I’m grateful for a really quiet evening. I’m grateful for hot and sour soup. I’m grateful for a bunch of new records. I’m grateful to be having a full house for Christmas. I’m grateful for what can change. I’m grateful to be sober today.
I like to make cryptic references about Sober HQ and such, but there are actually a few of us working together to launch something in the New Year that I think is pretty exciting. I started posting a gratitude list on Twitter in February 2021 and it became the “Daily Gratitude List" and then we started doing this and here we are.1 And there is a “We,” which is pretty cool.2 What we’ve realized is that there are a lot of people who want to know more about alcoholism, addiction and recovery and it’s not limited to alcoholics and addicts. So, we’re in the process of building something that we think will be pretty cool.
It will continue to feature everything you like about this, will also include all sorts of resources, including the re-launched podcast, Big Book Study Groups and even more really brilliant writing about addiction and recovery and everything that’s in between, from a whole variety of perspectives. And I think the “whole variety of perspectives” is really important. While alcoholism and addiction are not so choosy about victims, AA can be kind of a judge-y environment. There I said it. There are a lot of people in AA with very definite opinions about how one should go about sobriety, and while I wish more of those opinions were based on the Big Book, a lot of it is stuff that is passed down from AA generation to AA generation over the campfire.

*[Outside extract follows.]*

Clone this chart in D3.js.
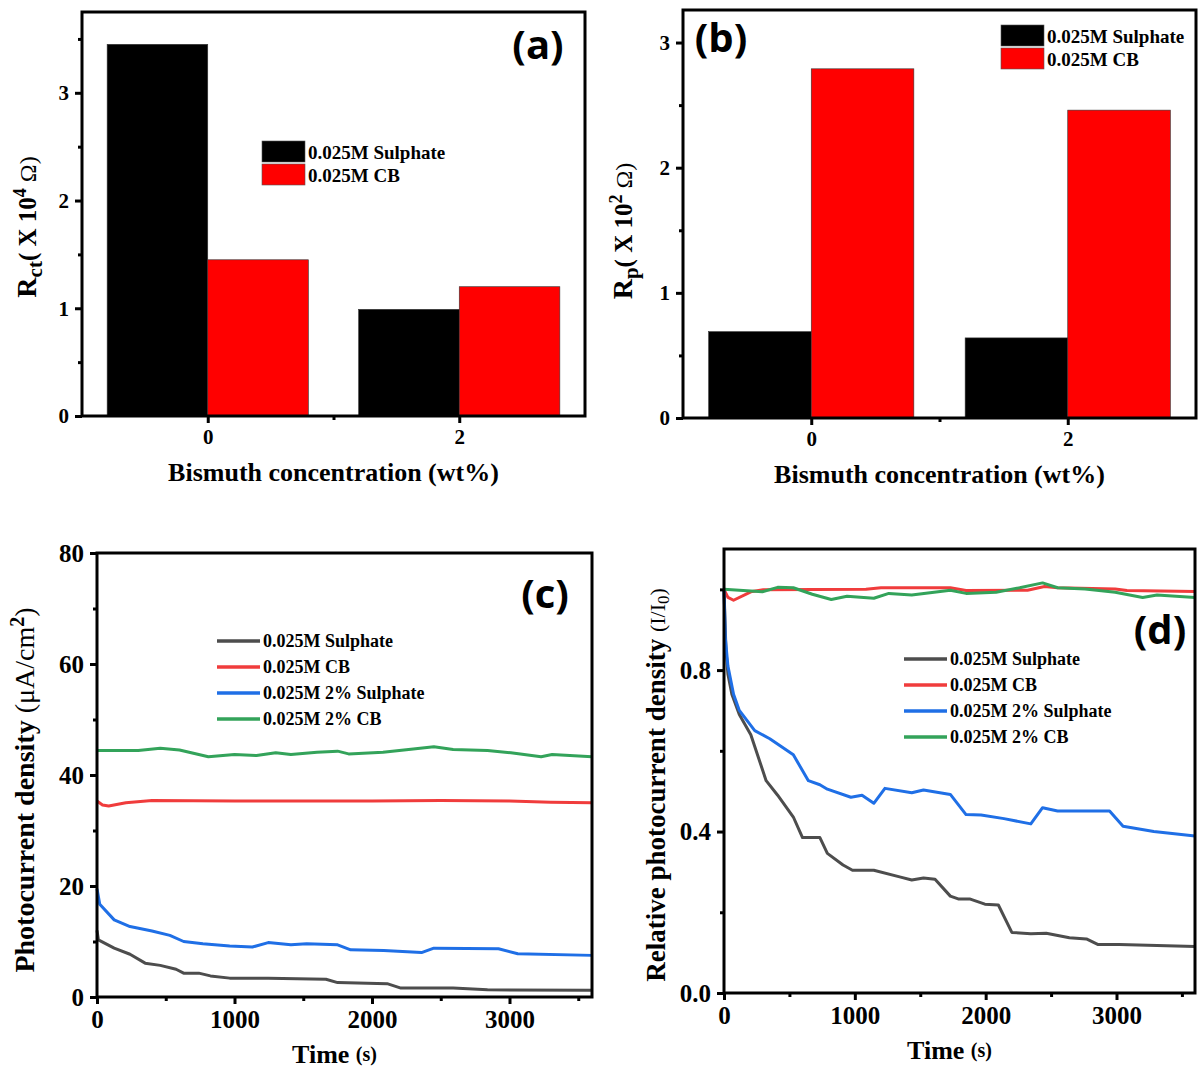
<!DOCTYPE html>
<html lang="en">
<head>
<meta charset="utf-8">
<script src="https://d3js.org/d3.v7.min.js"></script>
<style>
    body { margin: 0; background: #fff; }
    text { font-family: "Liberation Serif", "Times New Roman", serif; font-weight: bold; fill: #000; }
</style>
</head>
<body>
<script>
    // ---- data ----
    const concentrations = [0, 2];
    const rctSulphate = [3.45, 0.99];   // x 10^4 ohm
    const rctCB = [1.45, 1.20];
    const rpSulphate = [0.69, 0.64];    // x 10^2 ohm
    const rpCB = [2.79, 2.46];
    const barNames = ["0.025M Sulphate", "0.025M CB"];
    const barColors = ["#000000", "#ff0000"];

    const lineNames = ["0.025M Sulphate", "0.025M CB", "0.025M 2% Sulphate", "0.025M 2% CB"];
    const lineColors = ["#4d4d4d", "#f03c3c", "#1f6fe6", "#33a35a"];

    // (c) photocurrent density, [time s, uA/cm2]
    const cSulphate = [[0, 12], [10, 10.3], [125, 8.8], [240, 7.7], [350, 6.1], [460, 5.7], [575, 5.0], [630, 4.3], [740, 4.3], [825, 3.8], [965, 3.4], [1245, 3.4], [1665, 3.2], [1750, 2.6], [2110, 2.4], [2210, 1.6], [2590, 1.6], [2840, 1.3], [3600, 1.2]];
    const cCB = [[0, 35.3], [40, 34.6], [85, 34.4], [210, 35.0], [400, 35.4], [1000, 35.3], [2000, 35.3], [2500, 35.4], [3000, 35.3], [3300, 35.1], [3600, 35.0]];
    const c2Sulphate = [[0, 19.5], [20, 16.7], [125, 13.9], [240, 12.7], [400, 11.9], [530, 11.1], [630, 10.0], [770, 9.6], [965, 9.2], [1130, 9.0], [1245, 9.8], [1410, 9.4], [1525, 9.6], [1750, 9.4], [1845, 8.5], [2085, 8.4], [2360, 8.0], [2450, 8.8], [2920, 8.7], [3060, 7.8], [3600, 7.5]];
    const c2CB = [[0, 44.4], [300, 44.4], [460, 44.8], [600, 44.5], [810, 43.3], [1000, 43.7], [1160, 43.5], [1300, 44.0], [1410, 43.7], [1600, 44.1], [1750, 44.3], [1830, 43.8], [2080, 44.1], [2300, 44.7], [2450, 45.1], [2590, 44.6], [2840, 44.4], [3010, 44.0], [3230, 43.3], [3310, 43.7], [3600, 43.3]];

    // (d) relative photocurrent density I/I0
    const dSulphate = [[0, 1.0], [15, 0.85], [30, 0.79], [60, 0.74], [117, 0.69], [205, 0.64], [322, 0.526], [410, 0.49], [530, 0.436], [600, 0.385], [733, 0.385], [790, 0.346], [910, 0.317], [982, 0.304], [1145, 0.304], [1350, 0.287], [1435, 0.28], [1525, 0.285], [1613, 0.282], [1730, 0.24], [1790, 0.233], [1877, 0.233], [1994, 0.22], [2097, 0.218], [2200, 0.15], [2345, 0.147], [2463, 0.148], [2640, 0.137], [2770, 0.134], [2860, 0.12], [3020, 0.12], [3600, 0.115]];
    const dCB = [[0, 1.0], [30, 0.98], [73, 0.973], [205, 0.994], [300, 0.999], [1085, 1.0], [1200, 1.004], [1730, 1.004], [1850, 0.997], [2320, 0.998], [2450, 1.007], [2550, 1.004], [2990, 1.001], [3080, 0.997], [3600, 0.995]];
    const d2Sulphate = [[0, 1.0], [10, 0.88], [30, 0.81], [73, 0.74], [117, 0.70], [235, 0.65], [350, 0.63], [440, 0.61], [530, 0.59], [645, 0.526], [733, 0.516], [790, 0.505], [970, 0.485], [1055, 0.49], [1145, 0.47], [1230, 0.507], [1435, 0.496], [1525, 0.503], [1730, 0.492], [1850, 0.442], [1965, 0.441], [2140, 0.432], [2345, 0.419], [2435, 0.459], [2550, 0.451], [2947, 0.451], [3050, 0.413], [3285, 0.40], [3600, 0.389]];
    const d2CB = [[0, 1.0], [293, 0.994], [410, 1.005], [530, 1.004], [675, 0.988], [820, 0.975], [940, 0.983], [1145, 0.978], [1260, 0.99], [1435, 0.986], [1730, 0.998], [1850, 0.99], [2080, 0.993], [2260, 1.004], [2435, 1.016], [2550, 1.004], [2760, 1.001], [2990, 0.993], [3200, 0.98], [3310, 0.986], [3600, 0.98]];

    const svg = d3.select("body").append("svg")
        .attr("width", 1198)
        .attr("height", 1068);

    // draws axes (major + minor ticks, outward) and frame for one panel
    function drawAxes(box, x, y, xMajor, xMinor, yMajor, yMinor, xFmt, yFmt, fontSize) {
        const g = svg.append("g");
        g.append("g").attr("transform", `translate(0,${box.bottom})`)
            .call(d3.axisBottom(x).tickValues(xMajor).tickSize(7).tickPadding(6).tickFormat(xFmt));
        g.append("g").attr("transform", `translate(0,${box.bottom})`)
            .call(d3.axisBottom(x).tickValues(xMinor).tickSize(4).tickFormat(""));
        g.append("g").attr("transform", `translate(${box.left},0)`)
            .call(d3.axisLeft(y).tickValues(yMajor).tickSize(7).tickPadding(6).tickFormat(yFmt));
        g.append("g").attr("transform", `translate(${box.left},0)`)
            .call(d3.axisLeft(y).tickValues(yMinor).tickSize(4).tickFormat(""));
        g.selectAll(".domain").remove();
        g.selectAll(".tick line").attr("stroke", "#000").attr("stroke-width", 3);
        g.selectAll(".tick text").style("font-size", fontSize + "px").attr("fill", "#000");
        // frame
        g.append("rect")
            .attr("x", box.left).attr("y", box.top)
            .attr("width", box.right - box.left).attr("height", box.bottom - box.top)
            .attr("fill", "none").attr("stroke", "#000").attr("stroke-width", 3);
        return g;
    }

    function panelLabel(txt, cx, cy) {
        svg.append("text").attr("x", cx).attr("y", cy)
            .attr("text-anchor", "middle").attr("dominant-baseline", "central")
            .style("font-family", "'Open Sans', sans-serif").style("font-weight", "700")
            .style("font-size", "40px").text(txt);
    }

    // ---------- bar panels (a) and (b) ----------
    function barPanel(box, sulph, cb, yTop, yMajor, yMinor, exp, sub, legendX, legendY, label, labelXY, titleX, titleY) {
        const x = d3.scaleLinear().domain([-1, 3]).range([box.left, box.right]);
        const y = d3.scaleLinear().domain([0, yTop]).range([box.bottom, box.top]);
        const bw = x(0.8) - x(0);
        const series = [sulph, cb];
        series.forEach((vals, s) => {
            svg.append("g").selectAll("rect").data(vals).join("rect")
                .attr("x", (d, i) => s === 0 ? x(concentrations[i]) - bw : x(concentrations[i]))
                .attr("y", d => y(d))
                .attr("width", bw)
                .attr("height", d => y(0) - y(d))
                .attr("fill", barColors[s])
                .attr("stroke", "#333").attr("stroke-width", 0.6);
        });
        drawAxes(box, x, y, concentrations, [1], yMajor, yMinor, d3.format("d"), d3.format("d"), 21);

        // legend
        barNames.forEach((n, i) => {
            svg.append("rect").attr("x", legendX).attr("y", legendY + i * 23)
                .attr("width", 43).attr("height", 21)
                .attr("fill", barColors[i]).attr("stroke", "#555").attr("stroke-width", 0.6);
            svg.append("text").attr("x", legendX + 46).attr("y", legendY + i * 23 + 11)
                .attr("dominant-baseline", "central").style("font-size", "19px").text(n);
        });

        // axis titles
        svg.append("text").attr("x", (box.left + box.right) / 2).attr("y", box.bottom + 56)
            .attr("text-anchor", "middle").attr("dominant-baseline", "central")
            .style("font-size", "26px").text("Bismuth concentration (wt%)");
        const t = svg.append("text")
            .attr("transform", `translate(${titleX},${titleY}) rotate(-90)`)
            .attr("text-anchor", "middle").style("font-size", "28px");
        t.append("tspan").text("R");
        t.append("tspan").attr("dy", 6).style("font-size", "21px").text(sub);
        t.append("tspan").attr("dy", -6).style("font-size", "25px").text("( X 10");
        t.append("tspan").attr("dy", -10).style("font-size", "18px").text(exp);
        t.append("tspan").attr("dy", 10).style("font-size", "24px").style("font-weight", "normal").text(" \u03A9)");

        panelLabel(label, labelXY[0], labelXY[1]);
    }

    barPanel({ left: 82, top: 12, right: 585, bottom: 416 }, rctSulphate, rctCB, 3.75,
        [0, 1, 2, 3], [0.5, 1.5, 2.5, 3.5], "4", "ct", 262, 141, "(a)", [538, 43], 36, 227);
    barPanel({ left: 683, top: 10, right: 1196, bottom: 418 }, rpSulphate, rpCB, 3.26,
        [0, 1, 2, 3], [0.5, 1.5, 2.5], "2", "p", 1001, 25, "(b)", [721, 36], 632, 231);

    // ---------- line panels (c) and (d) ----------
    function linePanel(box, series, yTop, yMajor, yMinor, yFmt, legendX, legendY) {
        const x = d3.scaleLinear().domain([0, 3600]).range([box.left, box.right]);
        const y = d3.scaleLinear().domain([0, yTop]).range([box.bottom, box.top]);
        const line = d3.line().x(d => x(d[0])).y(d => y(d[1]));
        series.forEach((s, i) => {
            svg.append("path").datum(s)
                .attr("fill", "none").attr("stroke", lineColors[i])
                .attr("stroke-width", 3).attr("stroke-linejoin", "round")
                .attr("d", line);
        });
        drawAxes(box, x, y, [0, 1000, 2000, 3000], [500, 1500, 2500, 3500], yMajor, yMinor, d3.format("d"), yFmt, 25);

        lineNames.forEach((n, i) => {
            svg.append("line").attr("x1", legendX).attr("x2", legendX + 43)
                .attr("y1", legendY + i * 26).attr("y2", legendY + i * 26)
                .attr("stroke", lineColors[i]).attr("stroke-width", 3.5);
            svg.append("text").attr("x", legendX + 46).attr("y", legendY + i * 26)
                .attr("dominant-baseline", "central").style("font-size", "18px").text(n);
        });

        const tt = svg.append("text").attr("x", (box.left + box.right) / 2 - 10).attr("y", box.bottom + 57)
            .attr("text-anchor", "middle").attr("dominant-baseline", "central").style("font-size", "26px");
        tt.append("tspan").text("Time ");
        tt.append("tspan").style("font-size", "20px").text("(s)");
    }

    linePanel({ left: 97, top: 553, right: 592, bottom: 997 }, [cSulphate, cCB, c2Sulphate, c2CB],
        80, [0, 20, 40, 60, 80], [10, 30, 50, 70], d3.format("d"), 217, 641);
    linePanel({ left: 724, top: 549, right: 1195, bottom: 993 }, [dSulphate, dCB, d2Sulphate, d2CB],
        1.1, [0, 0.4, 0.8], [0.2, 0.6, 1.0], d3.format(".1f"), 904, 659);

    // y titles for (c) and (d)
    const tc = svg.append("text").attr("transform", "translate(34,790) rotate(-90)")
        .attr("text-anchor", "middle").style("font-size", "28px");
    tc.append("tspan").text("Photocurrent density ");
    tc.append("tspan").style("font-weight", "normal").text("(\u03BCA/cm");
    tc.append("tspan").attr("dy", -10).style("font-size", "20px").text("2");
    tc.append("tspan").attr("dy", 10).style("font-weight", "normal").text(")");

    const td = svg.append("text").attr("transform", "translate(665,785) rotate(-90)")
        .attr("text-anchor", "middle").style("font-size", "27px");
    td.append("tspan").text("Relative photocurrent density ");
    td.append("tspan").style("font-weight", "normal").style("font-size", "22px").text("(I/I");
    td.append("tspan").attr("dy", 4).style("font-weight", "normal").style("font-size", "17px").text("0");
    td.append("tspan").attr("dy", -4).style("font-weight", "normal").style("font-size", "22px").text(")");

    panelLabel("(c)", 545, 592);
    panelLabel("(d)", 1160, 628);
</script>
</body>
</html>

There are unfortunate consequences to this. People in early sobriety are very, very fragile specimens and the commitment to trying to find a way out is like a cheap match on a windy, winter day. It doesn’t take much to discourage a person like that or convince them that AA is only for really hardcore, desperate, kind of preachy people. I think reading “Working with Others” in the Big Book gives a really great roadmap about how we alcoholics are supposed to help each other; it also provides a lot of insight for non-alcoholics about the process of coming in.
Anyway, the first part of this is recognizing that there are different gradations of alcoholism and addiction. The Big Book recognized that there were certainly people who had not yet gone far enough, or were different in some other respect, and might not need the full-boat spiritual awakening thing. The reasons we drank, how we used it to navigate life are important because they suggest different approaches to sobriety. For some people, it might be possible to have just one careening bounce off the guardrail; Some self-knowledge and some changes in thinking and approach might be all that’s necessary. It’s possible that some people could return to controlled drinking. Then there are people like me.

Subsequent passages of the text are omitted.